Patrice Masson
Alain Berry
Jean Nicolas
G.A.U.S., Mech. Eng. Dept., Univ. of Sherbrooke, Sherbrooke, PQ J1K 2R1, Canada
Sensing approaches used in active structural acoustic control (ASAC) are mainly concerned with monitoring acceleration, velocity or displacement of the structure, typically by means of accelerometers or PVDF, thereby eliminating the need for far-field acoustic sensor(s). The radiation of the structure is estimated from this information, either directly or from a model of the radiating structure. The direct approach has the advantage of not being dependent on the accuracy of any model. A new sensing strategy is herein presented, in both direct- and model-based approaches, where the estimation of acoustic radiation involves monitoring the strain field of the structure. Such information is directly given by fiber optics sensors, for example, so that significant gain is expected at this level.
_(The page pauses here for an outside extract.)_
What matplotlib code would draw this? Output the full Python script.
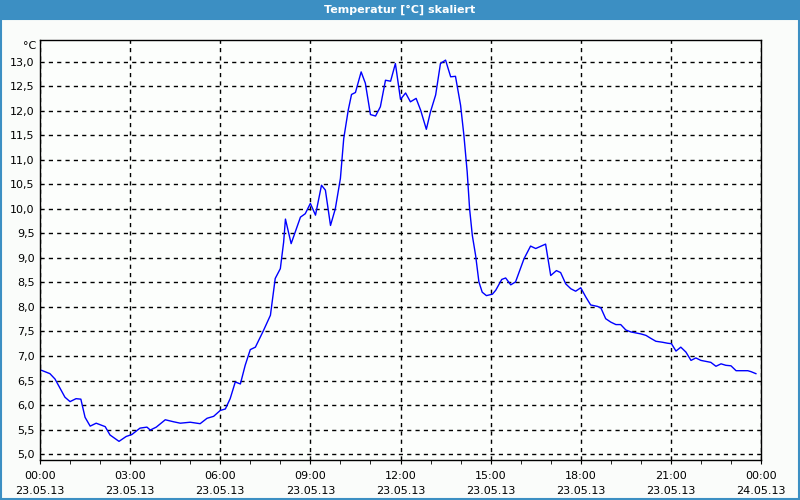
import matplotlib
matplotlib.use('Agg')
import matplotlib.pyplot as plt
from matplotlib.patches import Rectangle

# Stunden seit 23.05.13 00:00
hours = [0.0, 0.33, 0.5, 0.83, 1.0, 1.2, 1.36, 1.5, 1.67, 1.87, 2.17, 2.33, 2.63, 2.87,
         3.06, 3.33, 3.56, 3.67, 3.87, 4.17, 4.44, 4.67, 5.0, 5.33, 5.56, 5.78, 6.0, 6.17,
         6.33, 6.5, 6.67, 6.83, 7.0, 7.17, 7.44, 7.67, 7.83, 8.0, 8.11, 8.17, 8.36, 8.67,
         8.83, 9.0, 9.17, 9.37, 9.5, 9.67, 9.83, 10.0, 10.11, 10.26, 10.37, 10.5, 10.69,
         10.83, 11.0, 11.17, 11.33, 11.5, 11.67, 11.83, 12.0, 12.17, 12.33, 12.52, 12.67,
         12.86, 13.0, 13.17, 13.33, 13.5, 13.67, 13.83, 14.0, 14.11, 14.22, 14.3, 14.39,
         14.5, 14.61, 14.72, 14.86, 15.06, 15.17, 15.37, 15.5, 15.67, 15.83, 16.11, 16.33,
         16.5, 16.83, 17.0, 17.19, 17.33, 17.5, 17.67, 17.83, 18.0, 18.17, 18.33, 18.56,
         18.67, 18.83, 19.0, 19.17, 19.33, 19.5, 19.67, 19.83, 20.0, 20.17, 20.33, 20.5,
         20.72, 20.89, 21.02, 21.17, 21.33, 21.5, 21.67, 21.83, 22.0, 22.17, 22.33, 22.5,
         22.67, 22.83, 23.0, 23.17, 23.33, 23.56, 23.67, 23.83]
temp = [6.72, 6.64, 6.53, 6.16, 6.07, 6.13, 6.12, 5.75, 5.57, 5.63, 5.56, 5.39, 5.26, 5.36,
        5.40, 5.53, 5.55, 5.49, 5.55, 5.70, 5.66, 5.63, 5.65, 5.62, 5.73, 5.77, 5.89, 5.92,
        6.13, 6.47, 6.43, 6.81, 7.13, 7.18, 7.52, 7.83, 8.58, 8.78, 9.32, 9.79, 9.29, 9.83,
        9.90, 10.11, 9.87, 10.48, 10.38, 9.66, 10.00, 10.62, 11.43, 12.01, 12.33, 12.37, 12.79,
        12.56, 11.92, 11.89, 12.08, 12.62, 12.60, 12.96, 12.23, 12.36, 12.18, 12.25, 12.01,
        11.62, 11.98, 12.32, 12.96, 13.03, 12.69, 12.70, 12.11, 11.50, 10.75, 10.00, 9.46,
        9.05, 8.51, 8.30, 8.23, 8.26, 8.34, 8.56, 8.59, 8.45, 8.51, 8.98, 9.24,
        9.19, 9.28, 8.64, 8.74, 8.70, 8.47, 8.37, 8.32, 8.39, 8.20, 8.04, 8.01,
        7.98, 7.76, 7.69, 7.64, 7.64, 7.53, 7.49, 7.47, 7.45, 7.42, 7.36, 7.30,
        7.28, 7.26, 7.25, 7.10, 7.18, 7.08, 6.91, 6.96, 6.91, 6.89, 6.87, 6.79,
        6.84, 6.81, 6.80, 6.70, 6.70, 6.70, 6.68, 6.64]

xticks = [0, 3, 6, 9, 12, 15, 18, 21, 24]
xlabels = ['00:00\n23.05.13', '03:00\n23.05.13', '06:00\n23.05.13', '09:00\n23.05.13',
           '12:00\n23.05.13', '15:00\n23.05.13', '18:00\n23.05.13', '21:00\n23.05.13',
           '00:00\n24.05.13']
yticks = [5.0, 5.5, 6.0, 6.5, 7.0, 7.5, 8.0, 8.5, 9.0, 9.5, 10.0, 10.5, 11.0, 11.5,
          12.0, 12.5, 13.0]

blue = '#3c8fc3'
fig = plt.figure(figsize=(8, 5), dpi=100, facecolor='#fafcfa')

# Titelleiste und Fensterrahmen
fig.patches.append(Rectangle((0, 1 - 20/500), 1, 20/500, transform=fig.transFigure,
                             facecolor=blue, edgecolor='none'))
fig.patches.append(Rectangle((1/800, 1/500), 798/800, 480/500, transform=fig.transFigure,
                             facecolor='none', edgecolor=blue, lw=1.5))
fig.text(0.5, 1 - 10/500, 'Temperatur [°C] skaliert', color='white', fontsize=8,
         fontweight='bold', ha='center', va='center')

ax = fig.add_axes([40/800, 40/500, 721/800, 420/500])
ax.set_facecolor('#fcfefc')
ax.plot(hours, temp, color='#0000ff', lw=1)
ax.set_xlim(0, 24)
ax.set_ylim(4.88, 13.44)
ax.set_xticks(xticks)
ax.set_xticklabels(xlabels, fontsize=8, linespacing=1.6)
ax.set_xticks(range(0, 25), minor=True)
ax.set_yticks(yticks)
ax.set_yticklabels([('%.1f' % v).replace('.', ',') for v in yticks], fontsize=8)
ax.tick_params(axis='y', length=0, pad=4)
ax.tick_params(axis='x', which='both', length=3, direction='out', pad=5)
ax.grid(True, color='black', linestyle=(0, (3, 3)), lw=1)
for s in ax.spines.values():
    s.set_color('black')
    s.set_linewidth(1)
fig.text(36/800, 1 - 46/500, '°C', fontsize=8, ha='right', va='center')

fig.savefig('out.png', dpi=100, facecolor=fig.get_facecolor())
Two approaches are presented using strain information. The first formulation is obtained by integrating by parts the Rayleigh's formula. Dependence on boundary conditions then appears and has to be dealt with. The second formulation utilizes a finite-difference scheme in order to estimate, from the strain information, the displacement field in Rayleigh's formula. Simulations are performed using a given displacement field and the two formulations are compared in order to evaluate their effectiveness for use in active control schemes.